Finishing my PhD in one of the wildest, most remote areas in the world, in Papua New Guinea, where I did field work diving coral reefs with local divers over a 2km, shark-infested drop-off in the middle of a massive gold mine tailings outfall, was also a career highlight.
I also just got selected for Homeward Bound - a leadership expedition for 78 women scientists from around the world to Antarctica. We will learn everything there is to know about strategy, leadership and some polar sciene and the importance of Antarctica on our global climate so that we can become the women science leaders the world so urgently needs.
Why do you believe engaging in STEM – whether it’s working in the field, studying it or just educating one’s self around the issues – is important to New Zealand?
We are at the bottom of the world, a tiny country often punching above its weight, but very much at the whims of our bigger neighbours and the elements. Our greatest resource is not dairy, or even our beautiful countryside for tourism, but our people.
Getting them to be one of the most educated work forces in the world is imperative to our survival and future wellbeing. New Zealanders are innovative, resourceful and hard-working and knowledge in STEM will help us bring our combined resources to create a more prosperous, fair and sustainable nation.
I truly believe that New Zealand can, and will be, one of the most inspiring examples of how to do things right as a world citizen. But we have a long way to go yet.
Why is it important to have more women working in STEM?
This is what our whole Homeward Bound project focuses on – how come we have more women University graduates, with better grades than men - yet when it comes to leadership positions or pay, we are still hugely discriminated against?

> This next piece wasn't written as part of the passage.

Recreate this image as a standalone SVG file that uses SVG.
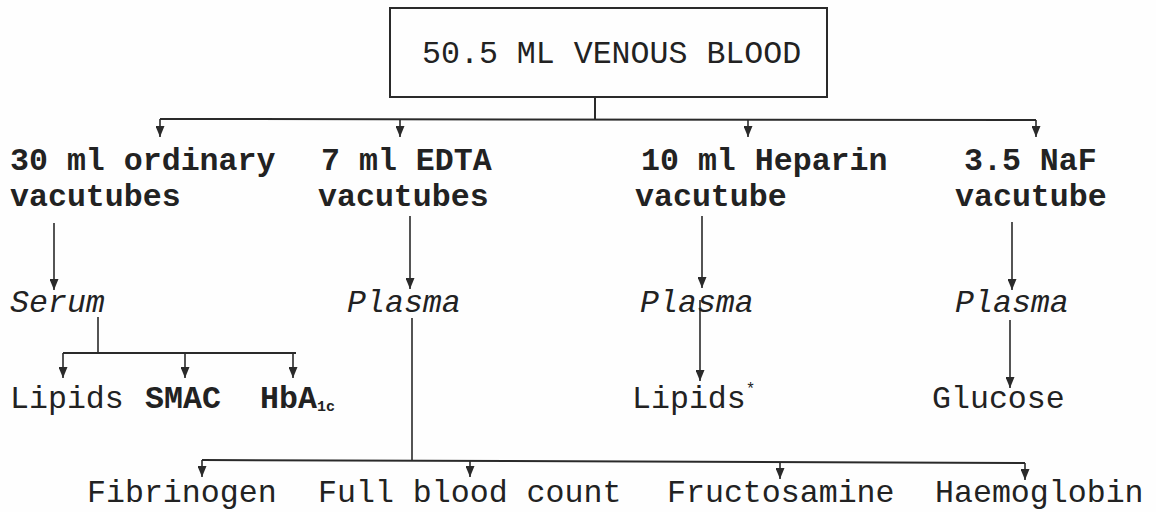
<svg xmlns="http://www.w3.org/2000/svg" width="1156" height="512" viewBox="0 0 1156 512">
<defs>
<marker id="ah" viewBox="0 -4.5 11 9" refX="11" refY="0" markerWidth="11" markerHeight="9" markerUnits="userSpaceOnUse" orient="auto">
<path d="M0,-4.5 L11,0 L0,4.5 z" fill="#2a2a2a"/>
</marker>
<style>
text{font-family:"Liberation Mono","Courier New",monospace;font-size:31.6px;fill:#222;}
.b{font-weight:bold;}
.i{font-style:italic;}
.ln{stroke:#2a2a2a;stroke-width:2;fill:none;}
.th{stroke:#2a2a2a;stroke-width:1.6;fill:none;}
.ar{stroke:#2a2a2a;stroke-width:1.6;fill:none;marker-end:url(#ah);}
</style>
</defs>
<rect width="1156" height="512" fill="#fefefe"/>

<g id="connectors">
<line class="ln" x1="595" y1="97" x2="595" y2="119"/>
<line class="ln" x1="160" y1="119" x2="1036" y2="120"/>
<line class="ar" x1="160" y1="119" x2="160" y2="137"/>
<line class="ar" x1="400" y1="119" x2="400" y2="137"/>
<line class="ar" x1="748" y1="120" x2="748" y2="137"/>
<line class="ar" x1="1036" y1="120" x2="1036" y2="137"/>

<line class="ar" x1="54" y1="223" x2="54" y2="290"/>
<line class="ar" x1="410" y1="216" x2="410" y2="289"/>
<line class="ar" x1="702" y1="216" x2="702" y2="288"/>
<line class="ar" x1="1012" y1="222" x2="1012" y2="290"/>

<line class="th" x1="98" y1="317" x2="98" y2="353"/>
<line class="ln" x1="63" y1="353" x2="296" y2="353"/>
<line class="ar" x1="63" y1="353" x2="63" y2="378"/>
<line class="ar" x1="185" y1="353" x2="185" y2="378"/>
<line class="ar" x1="293" y1="353" x2="293" y2="378"/>

<line class="ar" x1="700" y1="300" x2="700" y2="381"/>
<line class="ar" x1="1010" y1="320" x2="1010" y2="388"/>

<line class="th" x1="412" y1="318" x2="412" y2="460"/>
<line class="ln" x1="202" y1="460" x2="1025" y2="463"/>
<line class="ar" x1="202" y1="460" x2="202" y2="477"/>
<line class="ar" x1="470" y1="461" x2="470" y2="477"/>
<line class="ar" x1="780" y1="462" x2="780" y2="479"/>
<line class="ar" x1="1025" y1="463" x2="1025" y2="480"/>
</g>

<g id="venous-blood">
<rect x="390" y="8" width="437" height="89" fill="none" stroke="#2a2a2a" stroke-width="2"/>
<text x="422" y="63">50.5 ML VENOUS BLOOD</text>
</g>

<g id="ordinary-vacutubes">
<text class="b" x="10" y="170">30 ml ordinary</text>
<text class="b" x="10" y="206">vacutubes</text>
</g>
<g id="edta-vacutubes">
<text class="b" x="321" y="170">7 ml EDTA</text>
<text class="b" x="318" y="206">vacutubes</text>
</g>
<g id="heparin-vacutube">
<text class="b" x="641" y="170">10 ml Heparin</text>
<text class="b" x="635" y="206">vacutube</text>
</g>
<g id="naf-vacutube">
<text class="b" x="964" y="170">3.5 NaF</text>
<text class="b" x="955" y="206">vacutube</text>
</g>

<g id="serum"><text class="i" x="10" y="312">Serum</text></g>
<g id="plasma-edta"><text class="i" x="347" y="312">Plasma</text></g>
<g id="plasma-heparin"><text class="i" x="640" y="312">Plasma</text></g>
<g id="plasma-naf"><text class="i" x="955" y="312">Plasma</text></g>

<g id="lipids"><text x="10" y="408">Lipids</text></g>
<g id="smac"><text class="b" x="145" y="408">SMAC</text></g>
<g id="hba1c"><text class="b" x="260" y="408">HbA<tspan font-size="15" dy="3">1c</tspan></text></g>
<g id="lipids-star"><text x="632" y="408">Lipids<tspan font-size="16" dy="-14">*</tspan></text></g>
<g id="glucose"><text x="932" y="408">Glucose</text></g>

<g id="fibrinogen"><text x="87" y="502">Fibrinogen</text></g>
<g id="full-blood-count"><text x="318" y="502">Full blood count</text></g>
<g id="fructosamine"><text x="667" y="502">Fructosamine</text></g>
<g id="haemoglobin"><text x="935" y="502">Haemoglobin</text></g>
</svg>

The more smart, educated women we have, the harder it will be to keep us out of becoming the leaders the world so urgently needs. But we need to address sexism on many fronts better, that also includes the sexism that we impose on each other – for example, by expecting women to be able to do everything perfect, be better than men at their work to get the same respect, or to have to trade off motherhood with academia, which is still very much the case. I made a conscious choice not to be a mother, for several reasons, but especially because I realised that I cannot be and do everything and my main focus is, and has always been, saving the environment. However, I do not believe that it is fair that men can be fathers and still become academic leaders, yet for a lot of women there remains a trade-off.
We need to find better ways of helping each other making the best choices for each of us, and that means true equality and division of labour (including unpaid labour, like child-rearing) between the sexes.
Dr Sea Rotmann is the CEO of SEA - Sustainable Energy Advice Ltd. Dr Rotmann works from home on the beach in Wellington's beautiful South Coast.
This profile is part of our series of girls and women in STEM.